Bannon defense in closing arguments say former White House adviser denied constitutional rights
Prosecution team rested its case Wednesday after two days, in federal court in Washington, D.C.
Defense lawyers for Steve Bannon in closing arguments Thursday for the former Trump White House adviser argued their client is being deprived of his constitutional right to confront witnesses against him.
The argument follows U.S. District Judge Carl Nichols denying Bannon access to House Democrats associated with the chamber's Jan. 6 committee including Chairman Bennie Thompson and House Speaker Nancy Pelosi, who organized the committee.
"I do think we would be entitled to have the whole committee here, quite frankly," defense lawyer David Schoen argued.
Bannon is on trial in a Washington, D.C., federal court on contempt changes for having not complied with two subpoenas issued by the committee – one to provide a deposition and another to turn over documents related to the Jan. 6, 2021 Capitol riot.

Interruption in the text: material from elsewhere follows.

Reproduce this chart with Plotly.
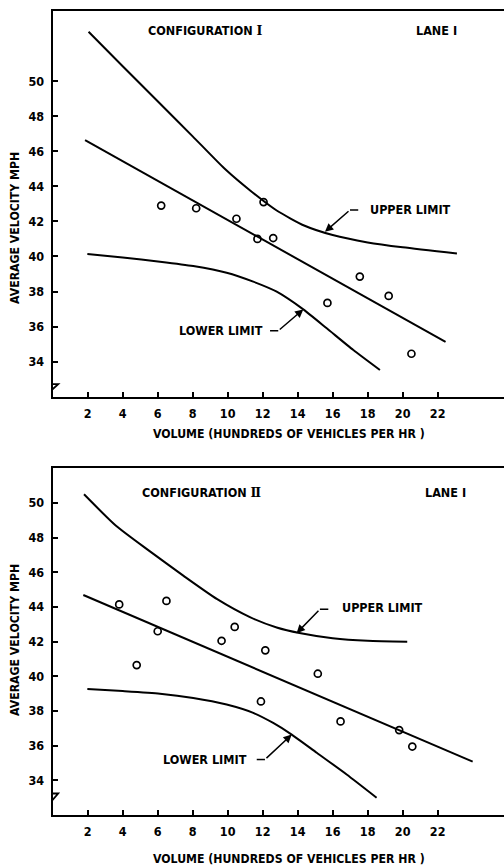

Schoen argued that his client should have the opportunity to question members of Congress in hopes of demonstrating that his non-compliance was not intentional.
In response, Nichols asked: "What does Mr. Thompson’s testimony tell us about Bannon’s mens rea," or knowledge of wrongdoing.
Schoen said Thompson, a Mississippi Democrat, can provide information speaking to Bannon’s belief that the dates on the subpoena "were flexible," thus the reason for his non-compliance.
The defense team has argued from the start of the case on Tuesday that Bannon was negotiating with the committee about complying with two subpoenas.
The team started and rested its case Wednesday without calling a single witness.
The prosecution will make closing arguments Friday, then the case will go the the jury.
Justice Department lawyers have thus far argued Bannon knew about the deadlines to comply with the subpoenas and willingly ignore them. They also called two witnesses, an attorney for the committee and an FBI agent, to answer question about the case to try to prove their argument.
Bannon was indicted in November on two counts of criminal contempt of Congress, a month after the Justice Department received the House panel’s referral.
In a departure from House norms, Pelosi last year rejected two of the five House Republican picks for the panel, prompting GOP leader Kevin McCarthy (R-Calif.) to pull all five of his party's choices from the committee. Pelosi then handpicked two anti-Trump Republicans to join the seven Democrats on the committee.
Each count carries a minimum of 30 days of jail and as long as a year behind bars upon conviction, the wire service also reports.